-- Start of MATERIAL PROVIDED --

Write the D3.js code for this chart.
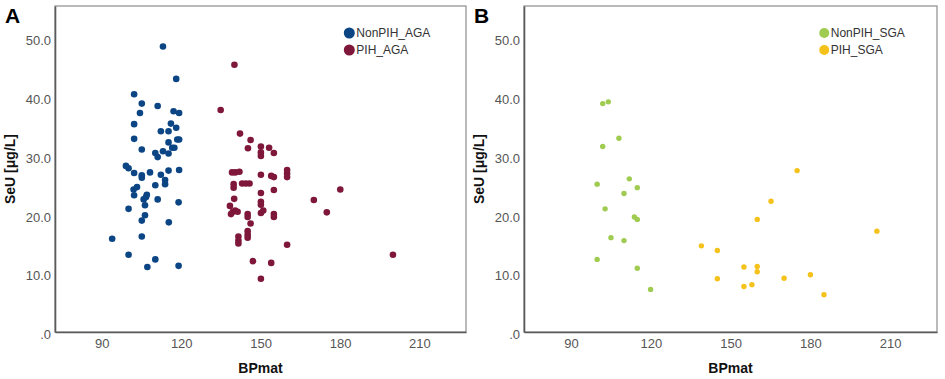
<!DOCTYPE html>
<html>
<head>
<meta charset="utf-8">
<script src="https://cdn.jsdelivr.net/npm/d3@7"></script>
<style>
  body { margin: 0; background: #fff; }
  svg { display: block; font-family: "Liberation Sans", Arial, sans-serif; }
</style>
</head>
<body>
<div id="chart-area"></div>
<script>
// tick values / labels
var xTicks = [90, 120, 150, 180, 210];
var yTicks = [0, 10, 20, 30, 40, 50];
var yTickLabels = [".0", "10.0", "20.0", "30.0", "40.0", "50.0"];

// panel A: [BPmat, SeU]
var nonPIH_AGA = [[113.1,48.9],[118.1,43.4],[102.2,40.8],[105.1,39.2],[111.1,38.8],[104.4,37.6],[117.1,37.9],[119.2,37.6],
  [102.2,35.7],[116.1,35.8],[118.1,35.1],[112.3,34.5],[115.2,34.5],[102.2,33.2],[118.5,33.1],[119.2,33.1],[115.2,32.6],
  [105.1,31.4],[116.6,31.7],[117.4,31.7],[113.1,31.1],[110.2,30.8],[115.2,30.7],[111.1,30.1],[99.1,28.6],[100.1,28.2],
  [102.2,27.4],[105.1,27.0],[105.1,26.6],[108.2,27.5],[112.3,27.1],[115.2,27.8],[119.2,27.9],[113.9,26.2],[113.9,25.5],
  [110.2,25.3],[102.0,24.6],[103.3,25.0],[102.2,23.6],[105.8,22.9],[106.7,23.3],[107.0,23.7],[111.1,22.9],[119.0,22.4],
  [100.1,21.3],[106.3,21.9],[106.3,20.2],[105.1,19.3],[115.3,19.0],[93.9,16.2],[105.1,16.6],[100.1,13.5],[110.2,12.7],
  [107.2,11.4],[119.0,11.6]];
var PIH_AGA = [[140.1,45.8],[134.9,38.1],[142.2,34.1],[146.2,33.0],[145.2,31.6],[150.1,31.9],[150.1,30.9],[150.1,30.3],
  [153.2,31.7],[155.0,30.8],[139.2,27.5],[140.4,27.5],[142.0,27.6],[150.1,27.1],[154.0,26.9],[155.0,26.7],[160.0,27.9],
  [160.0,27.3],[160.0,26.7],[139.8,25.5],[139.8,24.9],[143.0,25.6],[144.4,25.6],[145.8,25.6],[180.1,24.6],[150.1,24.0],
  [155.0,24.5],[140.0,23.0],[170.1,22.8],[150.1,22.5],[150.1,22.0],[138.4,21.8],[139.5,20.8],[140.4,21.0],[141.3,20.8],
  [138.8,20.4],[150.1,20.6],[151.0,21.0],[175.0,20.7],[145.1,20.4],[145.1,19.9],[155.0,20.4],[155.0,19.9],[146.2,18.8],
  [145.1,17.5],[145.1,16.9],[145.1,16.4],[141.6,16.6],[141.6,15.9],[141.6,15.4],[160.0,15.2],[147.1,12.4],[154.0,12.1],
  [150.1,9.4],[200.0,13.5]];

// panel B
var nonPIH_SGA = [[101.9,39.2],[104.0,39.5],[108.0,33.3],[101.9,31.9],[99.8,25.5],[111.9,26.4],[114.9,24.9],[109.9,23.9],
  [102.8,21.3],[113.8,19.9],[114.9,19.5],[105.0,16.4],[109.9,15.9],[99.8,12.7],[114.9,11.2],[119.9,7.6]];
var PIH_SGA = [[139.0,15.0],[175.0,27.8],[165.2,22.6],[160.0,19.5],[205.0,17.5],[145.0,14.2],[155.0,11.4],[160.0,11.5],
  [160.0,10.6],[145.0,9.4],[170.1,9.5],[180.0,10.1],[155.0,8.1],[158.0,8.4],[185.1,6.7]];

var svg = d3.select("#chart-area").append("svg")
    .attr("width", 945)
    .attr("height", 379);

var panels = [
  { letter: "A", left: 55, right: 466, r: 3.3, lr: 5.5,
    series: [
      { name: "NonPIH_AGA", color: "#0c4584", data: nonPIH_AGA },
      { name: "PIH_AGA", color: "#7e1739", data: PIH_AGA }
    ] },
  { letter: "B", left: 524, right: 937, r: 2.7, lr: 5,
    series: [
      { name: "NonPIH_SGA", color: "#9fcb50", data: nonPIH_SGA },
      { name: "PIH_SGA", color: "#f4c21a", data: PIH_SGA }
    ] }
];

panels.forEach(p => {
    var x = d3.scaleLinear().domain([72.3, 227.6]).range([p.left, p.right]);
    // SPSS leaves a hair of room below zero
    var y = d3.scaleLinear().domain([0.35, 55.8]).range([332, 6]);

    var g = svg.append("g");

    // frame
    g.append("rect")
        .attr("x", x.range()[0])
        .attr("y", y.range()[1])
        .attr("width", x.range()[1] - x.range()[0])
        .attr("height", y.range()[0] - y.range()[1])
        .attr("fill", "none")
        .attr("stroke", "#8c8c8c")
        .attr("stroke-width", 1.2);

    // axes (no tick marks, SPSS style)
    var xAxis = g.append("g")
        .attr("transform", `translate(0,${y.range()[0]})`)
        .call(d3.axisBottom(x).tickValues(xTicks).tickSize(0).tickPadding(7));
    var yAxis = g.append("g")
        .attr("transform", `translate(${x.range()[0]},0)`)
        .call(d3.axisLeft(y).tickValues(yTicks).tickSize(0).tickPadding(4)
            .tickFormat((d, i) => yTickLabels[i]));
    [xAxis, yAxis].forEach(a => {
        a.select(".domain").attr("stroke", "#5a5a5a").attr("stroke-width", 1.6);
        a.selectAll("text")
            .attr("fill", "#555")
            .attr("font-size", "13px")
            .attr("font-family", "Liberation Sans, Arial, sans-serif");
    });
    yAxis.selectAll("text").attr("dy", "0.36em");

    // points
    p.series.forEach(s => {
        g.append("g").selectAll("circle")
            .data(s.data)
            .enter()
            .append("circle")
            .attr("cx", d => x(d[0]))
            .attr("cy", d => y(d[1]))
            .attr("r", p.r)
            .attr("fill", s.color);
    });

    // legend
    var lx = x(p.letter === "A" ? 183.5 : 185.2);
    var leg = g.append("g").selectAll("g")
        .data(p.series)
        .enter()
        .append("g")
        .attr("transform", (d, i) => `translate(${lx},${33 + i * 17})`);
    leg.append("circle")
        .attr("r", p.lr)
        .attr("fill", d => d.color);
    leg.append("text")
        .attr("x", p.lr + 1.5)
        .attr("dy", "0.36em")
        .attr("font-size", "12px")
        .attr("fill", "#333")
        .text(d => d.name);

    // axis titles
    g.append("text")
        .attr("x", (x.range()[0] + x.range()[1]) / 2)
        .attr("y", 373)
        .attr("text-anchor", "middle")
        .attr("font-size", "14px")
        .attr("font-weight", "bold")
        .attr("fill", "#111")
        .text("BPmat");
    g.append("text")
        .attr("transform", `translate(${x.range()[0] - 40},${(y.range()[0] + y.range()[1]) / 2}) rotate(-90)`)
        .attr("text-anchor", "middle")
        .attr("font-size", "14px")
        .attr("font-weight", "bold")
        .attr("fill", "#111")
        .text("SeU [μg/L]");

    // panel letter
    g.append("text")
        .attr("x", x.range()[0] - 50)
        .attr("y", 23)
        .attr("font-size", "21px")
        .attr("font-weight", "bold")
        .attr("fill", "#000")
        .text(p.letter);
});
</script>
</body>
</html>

-- End of MATERIAL PROVIDED --

◆ YOUR OBJECTIVE
Return all of the data exactly as written, and drop the pictures.

◆ EXPECTED OUTPUT
Write the D3.js code for this chart.
<!DOCTYPE html>
<html>
<head>
<meta charset="utf-8">
<script src="https://cdn.jsdelivr.net/npm/d3@7"></script>
<style>
  body { margin: 0; background: #fff; }
  svg { display: block; font-family: "Liberation Sans", Arial, sans-serif; }
</style>
</head>
<body>
<div id="chart-area"></div>
<script>
// tick values / labels
var xTicks = [90, 120, 150, 180, 210];
var yTicks = [0, 10, 20, 30, 40, 50];
var yTickLabels = [".0", "10.0", "20.0", "30.0", "40.0", "50.0"];

// panel A: [BPmat, SeU]
var nonPIH_AGA = [[113.1,48.9],[118.1,43.4],[102.2,40.8],[105.1,39.2],[111.1,38.8],[104.4,37.6],[117.1,37.9],[119.2,37.6],
  [102.2,35.7],[116.1,35.8],[118.1,35.1],[112.3,34.5],[115.2,34.5],[102.2,33.2],[118.5,33.1],[119.2,33.1],[115.2,32.6],
  [105.1,31.4],[116.6,31.7],[117.4,31.7],[113.1,31.1],[110.2,30.8],[115.2,30.7],[111.1,30.1],[99.1,28.6],[100.1,28.2],
  [102.2,27.4],[105.1,27.0],[105.1,26.6],[108.2,27.5],[112.3,27.1],[115.2,27.8],[119.2,27.9],[113.9,26.2],[113.9,25.5],
  [110.2,25.3],[102.0,24.6],[103.3,25.0],[102.2,23.6],[105.8,22.9],[106.7,23.3],[107.0,23.7],[111.1,22.9],[119.0,22.4],
  [100.1,21.3],[106.3,21.9],[106.3,20.2],[105.1,19.3],[115.3,19.0],[93.9,16.2],[105.1,16.6],[100.1,13.5],[110.2,12.7],
  [107.2,11.4],[119.0,11.6]];
var PIH_AGA = [[140.1,45.8],[134.9,38.1],[142.2,34.1],[146.2,33.0],[145.2,31.6],[150.1,31.9],[150.1,30.9],[150.1,30.3],
  [153.2,31.7],[155.0,30.8],[139.2,27.5],[140.4,27.5],[142.0,27.6],[150.1,27.1],[154.0,26.9],[155.0,26.7],[160.0,27.9],
  [160.0,27.3],[160.0,26.7],[139.8,25.5],[139.8,24.9],[143.0,25.6],[144.4,25.6],[145.8,25.6],[180.1,24.6],[150.1,24.0],
  [155.0,24.5],[140.0,23.0],[170.1,22.8],[150.1,22.5],[150.1,22.0],[138.4,21.8],[139.5,20.8],[140.4,21.0],[141.3,20.8],
  [138.8,20.4],[150.1,20.6],[151.0,21.0],[175.0,20.7],[145.1,20.4],[145.1,19.9],[155.0,20.4],[155.0,19.9],[146.2,18.8],
  [145.1,17.5],[145.1,16.9],[145.1,16.4],[141.6,16.6],[141.6,15.9],[141.6,15.4],[160.0,15.2],[147.1,12.4],[154.0,12.1],
  [150.1,9.4],[200.0,13.5]];

// panel B
var nonPIH_SGA = [[101.9,39.2],[104.0,39.5],[108.0,33.3],[101.9,31.9],[99.8,25.5],[111.9,26.4],[114.9,24.9],[109.9,23.9],
  [102.8,21.3],[113.8,19.9],[114.9,19.5],[105.0,16.4],[109.9,15.9],[99.8,12.7],[114.9,11.2],[119.9,7.6]];
var PIH_SGA = [[139.0,15.0],[175.0,27.8],[165.2,22.6],[160.0,19.5],[205.0,17.5],[145.0,14.2],[155.0,11.4],[160.0,11.5],
  [160.0,10.6],[145.0,9.4],[170.1,9.5],[180.0,10.1],[155.0,8.1],[158.0,8.4],[185.1,6.7]];

var svg = d3.select("#chart-area").append("svg")
    .attr("width", 945)
    .attr("height", 379);

var panels = [
  { letter: "A", left: 55, right: 466, r: 3.3, lr: 5.5,
    series: [
      { name: "NonPIH_AGA", color: "#0c4584", data: nonPIH_AGA },
      { name: "PIH_AGA", color: "#7e1739", data: PIH_AGA }
    ] },
  { letter: "B", left: 524, right: 937, r: 2.7, lr: 5,
    series: [
      { name: "NonPIH_SGA", color: "#9fcb50", data: nonPIH_SGA },
      { name: "PIH_SGA", color: "#f4c21a", data: PIH_SGA }
    ] }
];

panels.forEach(p => {
    var x = d3.scaleLinear().domain([72.3, 227.6]).range([p.left, p.right]);
    // SPSS leaves a hair of room below zero
    var y = d3.scaleLinear().domain([0.35, 55.8]).range([332, 6]);

    var g = svg.append("g");

    // frame
    g.append("rect")
        .attr("x", x.range()[0])
        .attr("y", y.range()[1])
        .attr("width", x.range()[1] - x.range()[0])
        .attr("height", y.range()[0] - y.range()[1])
        .attr("fill", "none")
        .attr("stroke", "#8c8c8c")
        .attr("stroke-width", 1.2);

    // axes (no tick marks, SPSS style)
    var xAxis = g.append("g")
        .attr("transform", `translate(0,${y.range()[0]})`)
        .call(d3.axisBottom(x).tickValues(xTicks).tickSize(0).tickPadding(7));
    var yAxis = g.append("g")
        .attr("transform", `translate(${x.range()[0]},0)`)
        .call(d3.axisLeft(y).tickValues(yTicks).tickSize(0).tickPadding(4)
            .tickFormat((d, i) => yTickLabels[i]));
    [xAxis, yAxis].forEach(a => {
        a.select(".domain").attr("stroke", "#5a5a5a").attr("stroke-width", 1.6);
        a.selectAll("text")
            .attr("fill", "#555")
            .attr("font-size", "13px")
            .attr("font-family", "Liberation Sans, Arial, sans-serif");
    });
    yAxis.selectAll("text").attr("dy", "0.36em");

    // points
    p.series.forEach(s => {
        g.append("g").selectAll("circle")
            .data(s.data)
            .enter()
            .append("circle")
            .attr("cx", d => x(d[0]))
            .attr("cy", d => y(d[1]))
            .attr("r", p.r)
            .attr("fill", s.color);
    });

    // legend
    var lx = x(p.letter === "A" ? 183.5 : 185.2);
    var leg = g.append("g").selectAll("g")
        .data(p.series)
        .enter()
        .append("g")
        .attr("transform", (d, i) => `translate(${lx},${33 + i * 17})`);
    leg.append("circle")
        .attr("r", p.lr)
        .attr("fill", d => d.color);
    leg.append("text")
        .attr("x", p.lr + 1.5)
        .attr("dy", "0.36em")
        .attr("font-size", "12px")
        .attr("fill", "#333")
        .text(d => d.name);

    // axis titles
    g.append("text")
        .attr("x", (x.range()[0] + x.range()[1]) / 2)
        .attr("y", 373)
        .attr("text-anchor", "middle")
        .attr("font-size", "14px")
        .attr("font-weight", "bold")
        .attr("fill", "#111")
        .text("BPmat");
    g.append("text")
        .attr("transform", `translate(${x.range()[0] - 40},${(y.range()[0] + y.range()[1]) / 2}) rotate(-90)`)
        .attr("text-anchor", "middle")
        .attr("font-size", "14px")
        .attr("font-weight", "bold")
        .attr("fill", "#111")
        .text("SeU [μg/L]");

    // panel letter
    g.append("text")
        .attr("x", x.range()[0] - 50)
        .attr("y", 23)
        .attr("font-size", "21px")
        .attr("font-weight", "bold")
        .attr("fill", "#000")
        .text(p.letter);
});
</script>
</body>
</html>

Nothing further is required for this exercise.